Na pomoc powodzianom ruszyło sporo zbiórek. Są jednak miejsca mocno dotknięte przez powódź, o których za wiele się nie mówi, mało też nagłaśnia się je w telewizji. Mieszkańcy Ścinawki Średniej, Gierałtowa, Bodzanowa pilnie potrzebują pomocy!
Przeczytajcie, jak opisują obecną sytuację:
„Dzieci siedziały w rządku na murku, od maleńkich po kilkuletnie, jadły zwykłe bułki i to było ich jedyne zajęcie, żeby rodzice mogli wynosić śmieci i sprzątać”.
„Dorośli płaczą, nie śpią, sprzątają, zastanawiają się czy odnajdą się zaginieni z ich rodzin, sąsiedzi”.
„Zdjęcia i filmy tego nie oddają. To nie jedna rodzina, to całe wioski. Gdy idzie się do jednego domu, to ludzie z innych spoglądają czy do nich też ktoś podejdzie i coś im poda”.
Wszystkie powyższe komentarze zebrali wolontariusze, którzy są na miejscu, najbliżsi Justyny Białek – rzeszowianki o wielkim sercu, koordynatorki celowej zbiórki, o której więcej napiszę poniżej.
Ci ludzie od lat mieszkają na Dolnym Śląsku, m.in: w Dusznikach Zdroju czy Polanicy Zdroju. Tym razem, los ich oszczędził, a straty po wielkiej wodzie – jak sami zaznaczają – w porównaniu z 1997 rokiem są w ich przypadku znikome, dlatego chcą pomóc znajomym, którzy stracili wszystko.

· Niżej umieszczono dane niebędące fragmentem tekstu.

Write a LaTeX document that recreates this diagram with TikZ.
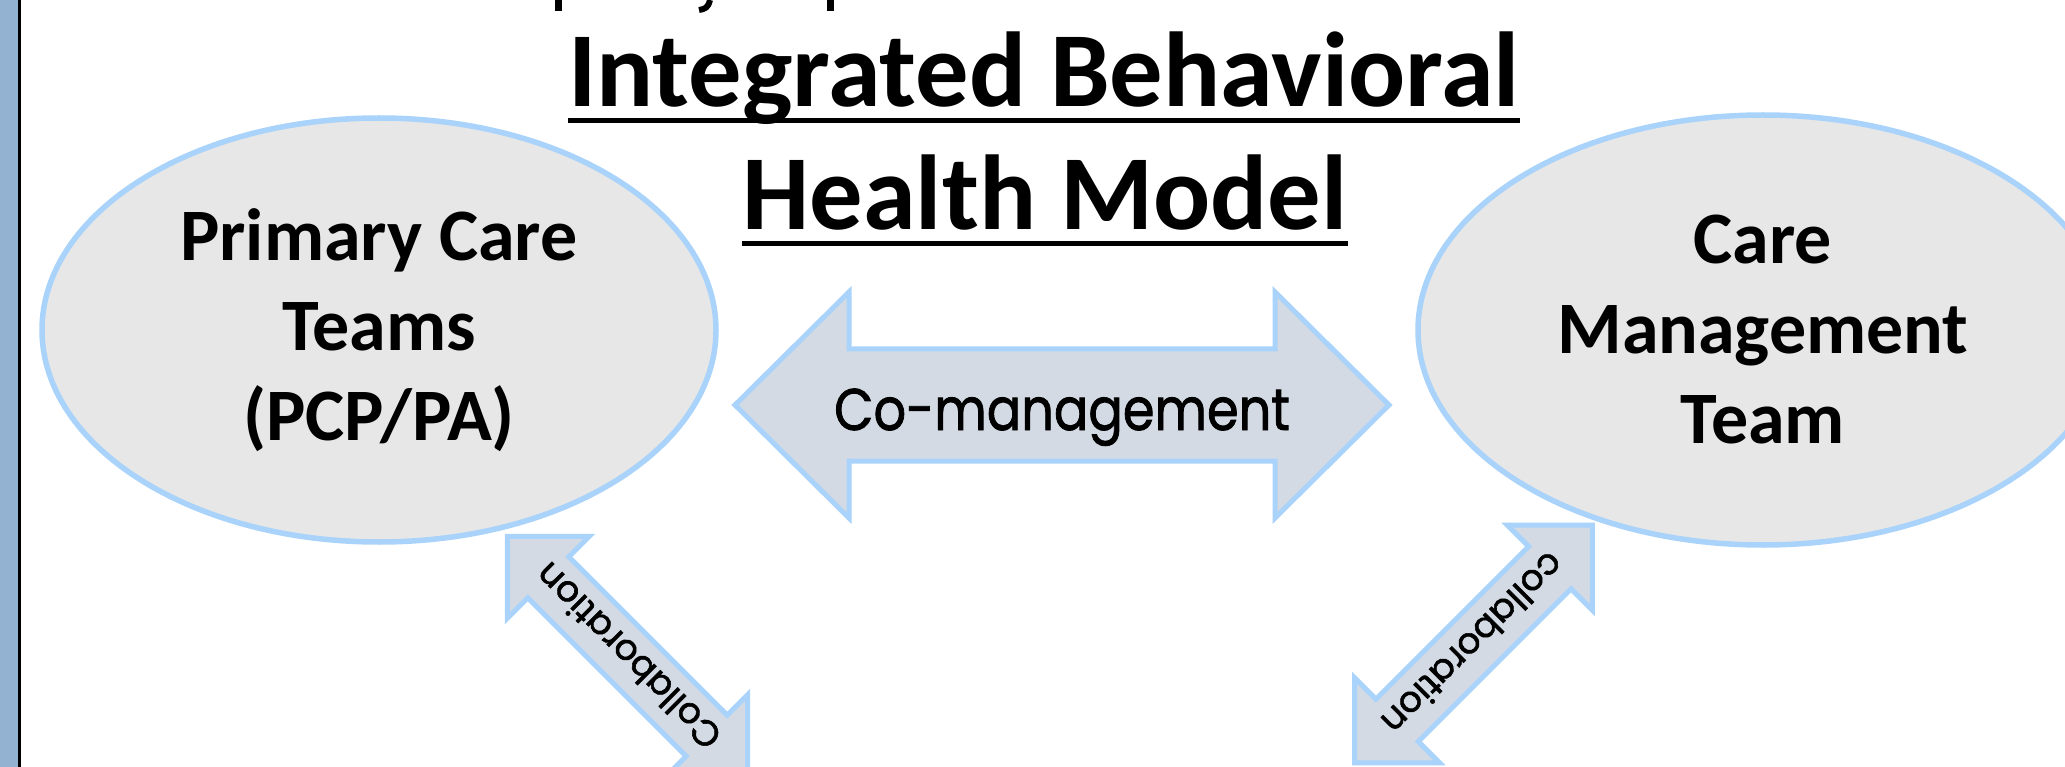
\documentclass[tikz,border=0pt]{standalone}
\usepackage{fontspec}
\setmainfont{Carlito}
\newfontfamily\handfont[FakeBold=1.5]{Poppins}
\usetikzlibrary{shapes.geometric,calc}
\definecolor{edgeblue}{HTML}{A9D3FA}
\definecolor{ovalfill}{HTML}{E7E7E7}
\definecolor{arrowfill}{HTML}{D3DAE3}
\definecolor{sidebar}{HTML}{93B1D0}

\tikzset{
  bigarrow/.style={draw=edgeblue, line width=5pt, fill=arrowfill, line join=miter},
  % double-headed block arrow: half length / head length / head half width / shaft half width
  pics/dblarrow/.style args={#1/#2/#3/#4}{code={
    \path[bigarrow] (-#1,0) -- (-#1+#2,-#3) -- (-#1+#2,-#4) -- (#1-#2,-#4)
      -- (#1-#2,-#3) -- (#1,0) -- (#1-#2,#3) -- (#1-#2,#4) -- (-#1+#2,#4)
      -- (-#1+#2,#3) -- cycle;
  }},
  oval/.style={ellipse, draw=edgeblue, line width=5.5pt, fill=ovalfill,
    align=center, inner sep=0pt, font=\bfseries\fontsize{74}{90}\selectfont},
  titleline/.style={anchor=base, inner sep=0pt, font=\bfseries\fontsize{106.5}{120}\selectfont},
  arrowtext/.style={font=\handfont\fontsize{36}{40}\selectfont, inner sep=0pt},
}

\begin{document}
\begin{tikzpicture}[x=1pt, y=-1pt]
\clip (0,0) rectangle (2065,767);
\fill[white] (0,0) rectangle (2065,767);

% slide edge on the left
\fill[sidebar] (0,0) rectangle (18,767);
\fill[black] (18,0) rectangle (21,767);

% descenders of the line above, cut by the top edge
\fill[black] (555,0) rectangle (562,11.5);
\draw[black, line width=6pt] (710,0) .. controls (708,8) and (705,9) .. (699,10);
\fill[black] (827,0) rectangle (834,11.5);

% title
\node[titleline] (title1) at (1044,106.7) {Integrated Behavioral};
\node[titleline] (title2) at (1045,230) {Health Model};
\draw[line width=5pt] ($(title1.base west)+(0,13.5)$) -- ($(title1.base east)+(0,13.5)$);
\draw[line width=5pt] ($(title2.base west)+(0,13.5)$) -- ($(title2.base east)+(0,13.5)$);

% the two teams
\node[oval, minimum width=674, minimum height=424] (pcteam) at (379,330)
  {Primary Care\\Teams\\(PCP/PA)};
\node[oval, minimum width=690, minimum height=430] (cmteam) at (1763,330)
  {Care\\Management\\Team};

% co-management arrow between the teams
\pic at (1062,405) {dblarrow=327/114/113/56};
\node[anchor=base, inner sep=0pt, font=\handfont\fontsize{51}{60}\selectfont] (comgmt)
  at (1062,430) {\scalebox{1}[1.15]{Co-management}};

% collaboration arrows below the teams
\pic[rotate=-45] at (627.5,656.5) {dblarrow=170/58/58/29};
\node[arrowtext, rotate=135] (collabL) at (627.5,656.5) {Collaboration};
\pic[rotate=45] at (1473.5,644) {dblarrow=168/60/60/30};
\node[arrowtext, rotate=225] (collabR) at (1473.5,644) {collaboration};
\end{tikzpicture}
\end{document}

Czego zatem potrzebują mieszkańcy Ścinawki Średniej, Gierałtowa, Bodzanowa?
– rękawiczek gumowych i rękawiczek grubszych
– chemii do sprzątania,
– masek ochronnych na drogi oddechowe do sprzątania,
– ścierek, ręczników papierowych,
– worków na śmieci duże,
– łopat,
– środków do dezynfekcji,
– kosmetyków i środków higienicznych- mydeł, szamponów, żeli pod prysznic, podpasek
– mokrych chusteczek i wszystkiego, co można użyć bez wody,
– ręczników,
– bielizny- zarówno dla dorosłych jak i dzieci,
– talerzy, kubków, sztućców jednorazowych – nie ma gdzie myć naczyń
– talerzy, misek do zgrzewarek – dla firm, które gotują i rozwożą posiłki,
– „gorących kubków”, zupek chińskich,
– żywności suchej i długoterminowej,
– latarek,
– ładowarek do telefonów,
– artykułów szkolnych, trochę zabawek dla dzieci w różnym wieku,
– odzieży – szczególnie kurtek, bluz, spodni – już za niedługo zrobi się chłodno.

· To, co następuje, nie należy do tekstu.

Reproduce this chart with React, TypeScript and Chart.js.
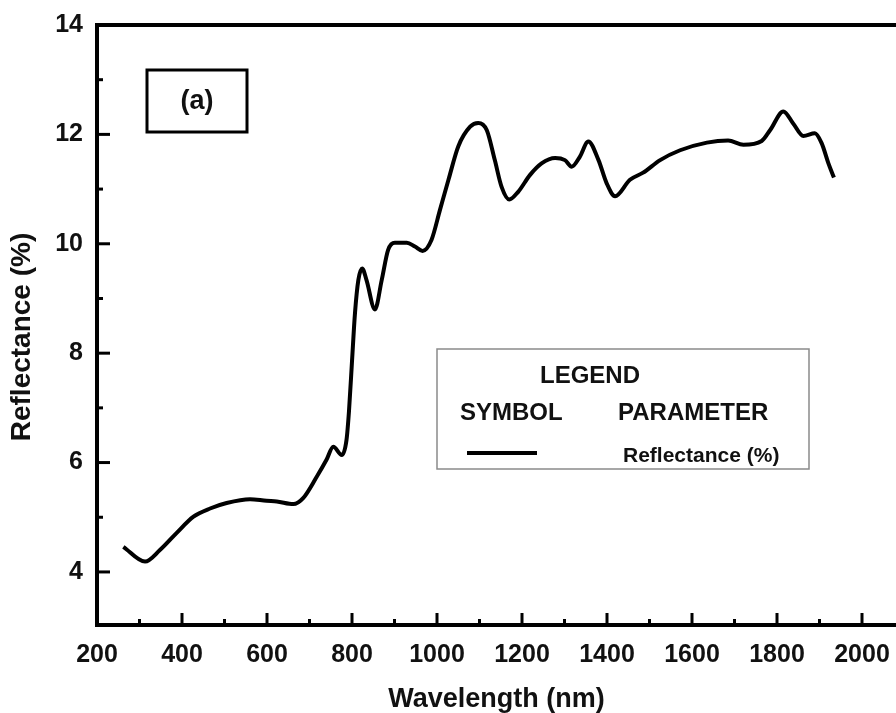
import React, { useEffect, useRef } from "react";
import { Chart, registerables } from "chart.js";

Chart.register(...registerables);

const wavelengths = [
  262, 313, 348, 387, 427, 466, 505, 560, 599, 623, 662, 685, 717, 740, 756,
  776, 787, 793, 800, 807, 815, 824, 834, 854, 870, 885, 901, 929, 948, 966,
  987, 1007, 1027, 1050, 1078, 1097, 1117, 1136, 1152, 1170, 1191, 1219, 1246,
  1278, 1301, 1317, 1336, 1356, 1380, 1399, 1419, 1454, 1485, 1525, 1572, 1635,
  1685, 1721, 1764, 1784, 1815, 1838, 1862, 1889, 1905, 1921, 1934,
];
const reflectance = [
  4.46, 4.19, 4.4, 4.71, 5.01, 5.16, 5.26, 5.33, 5.3, 5.29, 5.24, 5.35, 5.74,
  6.05, 6.29, 6.14, 6.41, 6.95, 7.85, 8.73, 9.34, 9.55, 9.34, 8.8, 9.34, 9.89,
  10.02, 10.02, 9.95, 9.87, 10.07, 10.62, 11.17, 11.78, 12.14, 12.21, 12.08,
  11.53, 11.04, 10.81, 10.95, 11.26, 11.47, 11.57, 11.53, 11.41, 11.59, 11.87,
  11.53, 11.11, 10.87, 11.17, 11.3, 11.53, 11.71, 11.85, 11.89, 11.81, 11.88,
  12.08, 12.42, 12.2, 11.97, 12.02, 11.84, 11.47, 11.21,
];

const xMajorTicks = [200, 400, 600, 800, 1000, 1200, 1400, 1600, 1800, 2000];
const xMinorTicks = [300, 500, 700, 900, 1100, 1300, 1500, 1700, 1900];
const yMajorTicks = [4, 6, 8, 10, 12, 14];
const yMinorTicks = [5, 7, 9, 11, 13];

const xTitle = "Wavelength (nm)";
const yTitle = "Reflectance (%)";
const panelLabel = "(a)";
const legendTitle = "LEGEND";
const legendHeadSymbol = "SYMBOL";
const legendHeadParam = "PARAMETER";
const legendParam = "Reflectance (%)";

const FONT = "'Liberation Sans', Arial, Helvetica, sans-serif";

const decorPlugin = {
  id: "decor",
  afterDraw(chart: any) {
    const ctx = chart.ctx as CanvasRenderingContext2D;
    const ca = chart.chartArea;
    const xs = chart.scales.x;
    const ys = chart.scales.y;
    ctx.save();
    ctx.strokeStyle = "#000";
    ctx.lineCap = "butt";

    // ticks (inward)
    ctx.lineWidth = 3;
    xMajorTicks.forEach((v) => {
      if (v === xs.min) return;
      const px = xs.getPixelForValue(v);
      ctx.beginPath();
      ctx.moveTo(px, ca.bottom);
      ctx.lineTo(px, ca.bottom - 12);
      ctx.stroke();
    });
    xMinorTicks.forEach((v) => {
      const px = xs.getPixelForValue(v);
      ctx.beginPath();
      ctx.moveTo(px, ca.bottom);
      ctx.lineTo(px, ca.bottom - 6);
      ctx.stroke();
    });
    yMajorTicks.forEach((v) => {
      if (v === ys.max) return;
      const py = ys.getPixelForValue(v);
      ctx.beginPath();
      ctx.moveTo(ca.left, py);
      ctx.lineTo(ca.left + 13, py);
      ctx.stroke();
    });
    yMinorTicks.forEach((v) => {
      const py = ys.getPixelForValue(v);
      ctx.beginPath();
      ctx.moveTo(ca.left, py);
      ctx.lineTo(ca.left + 6, py);
      ctx.stroke();
    });

    // axis lines
    ctx.lineWidth = 4;
    ctx.beginPath();
    ctx.moveTo(chart.width, ca.top);
    ctx.lineTo(ca.left, ca.top);
    ctx.lineTo(ca.left, ca.bottom);
    ctx.lineTo(chart.width, ca.bottom);
    ctx.stroke();

    // y title
    ctx.fillStyle = "#111";
    ctx.font = `bold 28px ${FONT}`;
    ctx.textAlign = "center";
    ctx.textBaseline = "middle";
    ctx.save();
    ctx.translate(22, 337);
    ctx.rotate(-Math.PI / 2);
    ctx.fillText(yTitle, 0, 0);
    ctx.restore();

    // panel label box
    ctx.lineWidth = 3;
    ctx.strokeRect(147, 70, 100, 62);
    ctx.font = `bold 27px ${FONT}`;
    ctx.fillText(panelLabel, 197, 102);

    // legend box
    ctx.lineWidth = 1.5;
    ctx.strokeStyle = "#8a8a8a";
    ctx.fillStyle = "#fff";
    ctx.fillRect(437, 349, 372, 120);
    ctx.strokeRect(437, 349, 372, 120);
    ctx.fillStyle = "#111";
    ctx.font = `bold 24px ${FONT}`;
    ctx.textAlign = "center";
    ctx.fillText(legendTitle, 590, 376);
    ctx.textAlign = "left";
    ctx.fillText(legendHeadSymbol, 460, 413);
    ctx.fillText(legendHeadParam, 618, 413);
    ctx.font = `bold 21px ${FONT}`;
    ctx.fillText(legendParam, 623, 456);
    ctx.strokeStyle = "#000";
    ctx.lineWidth = 4;
    ctx.beginPath();
    ctx.moveTo(467, 453);
    ctx.lineTo(537, 453);
    ctx.stroke();

    ctx.restore();
  },
};

export default function App() {
  const canvasRef = useRef<HTMLCanvasElement | null>(null);

  useEffect(() => {
    const canvas = canvasRef.current;
    if (!canvas) return;
    const data = wavelengths.map((w, i) => ({ x: w, y: reflectance[i] }));
    const chart = new Chart(canvas, {
      type: "line",
      data: {
        datasets: [
          {
            label: legendParam,
            data,
            borderColor: "#000",
            borderWidth: 4,
            pointRadius: 0,
            cubicInterpolationMode: "monotone",
            fill: false,
          },
        ],
      },
      options: {
        responsive: false,
        animation: false,
        layout: { padding: { top: 25, left: 0, right: 0, bottom: 0 } },
        plugins: {
          legend: { display: false },
          tooltip: { enabled: false },
        },
        scales: {
          x: {
            type: "linear",
            min: 200,
            max: 2080,
            afterBuildTicks: (scale: any) => {
              scale.ticks = xMajorTicks.map((v) => ({ value: v }));
            },
            afterFit: (scale: any) => {
              scale.height = 88;
              scale.paddingLeft = 0;
              scale.paddingRight = 0;
            },
            grid: { display: false, drawTicks: false },
            border: { display: false },
            ticks: {
              autoSkip: false,
              maxRotation: 0,
              padding: 15,
              color: "#111",
              font: { family: FONT, size: 25, weight: "bold" },
              callback: (v: any) => String(v),
            },
            title: {
              display: true,
              text: xTitle,
              color: "#111",
              font: { family: FONT, size: 27, weight: "bold", lineHeight: 1 },
              padding: 0,
            },
          },
          y: {
            type: "linear",
            min: 3.03,
            max: 14,
            afterBuildTicks: (scale: any) => {
              scale.ticks = yMajorTicks.map((v) => ({ value: v }));
            },
            afterFit: (scale: any) => {
              scale.width = 97;
              scale.paddingTop = 0;
              scale.paddingBottom = 0;
            },
            grid: { display: false, drawTicks: false },
            border: { display: false },
            ticks: {
              padding: 14,
              color: "#111",
              font: { family: FONT, size: 25, weight: "bold" },
              callback: (v: any) => String(v),
            },
          },
        },
      },
      plugins: [decorPlugin],
    });
    return () => chart.destroy();
  }, []);

  return (
    <div style={{ position: "absolute", left: 0, top: 0, width: 896, height: 713, background: "#fff" }}>
      <canvas ref={canvasRef} width={896} height={713} style={{ display: "block" }} />
    </div>
  );
}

Poszkodowani potrzebują również pochłaniaczy wilgoci, kuchenek i butli gazowych, agregatów, pomp, mebli i sprzętów AGD, materacy, łóżek.
Zbiórka dla konkretnych rodzin
Jeśli ktoś z Was chciałby dołączyć do zbiórki celowej i przekazać pomoc dla KONKRETNEJ rodziny, wciąż może to zrobić.
Justyna Białek i Katarzyna Maciechowska utworzyły w Pubie Spółdzielczym Rzeszów punkt zbiórki charytatywnej. I tutaj ważna informacja – zebrane rzeczy trafią bezpośrednio do powodzian z małych miejscowości!
– Na miejscu są osoby, które pomogą wnieść przywiezione rzeczy. Transport kierujemy bezpośrednio do mniejszych miejscowości. Będziemy udostępniać relacje w mediach społecznościowych, żebyście mieli pewność, że Wasza pomoc jedzie do konkretnych osób – zapewnia Justyna Białek, koordynatorka akcji w Rzeszowie.
Punkt zbiórki charytatywnej mieści się przy ul. Fredry 4 i jest czynny codziennie w godz. 15.00-21.00.
Drugi punkt zbiórki dla ofiar wielkiej wody zorganizowało Miejskie Centrum Seniora w Rzeszowie przy ul. Rynek 7. Dary dla powodzian można tam przynosić w tygodniu – od godz. 9.00 do godz. 15.00.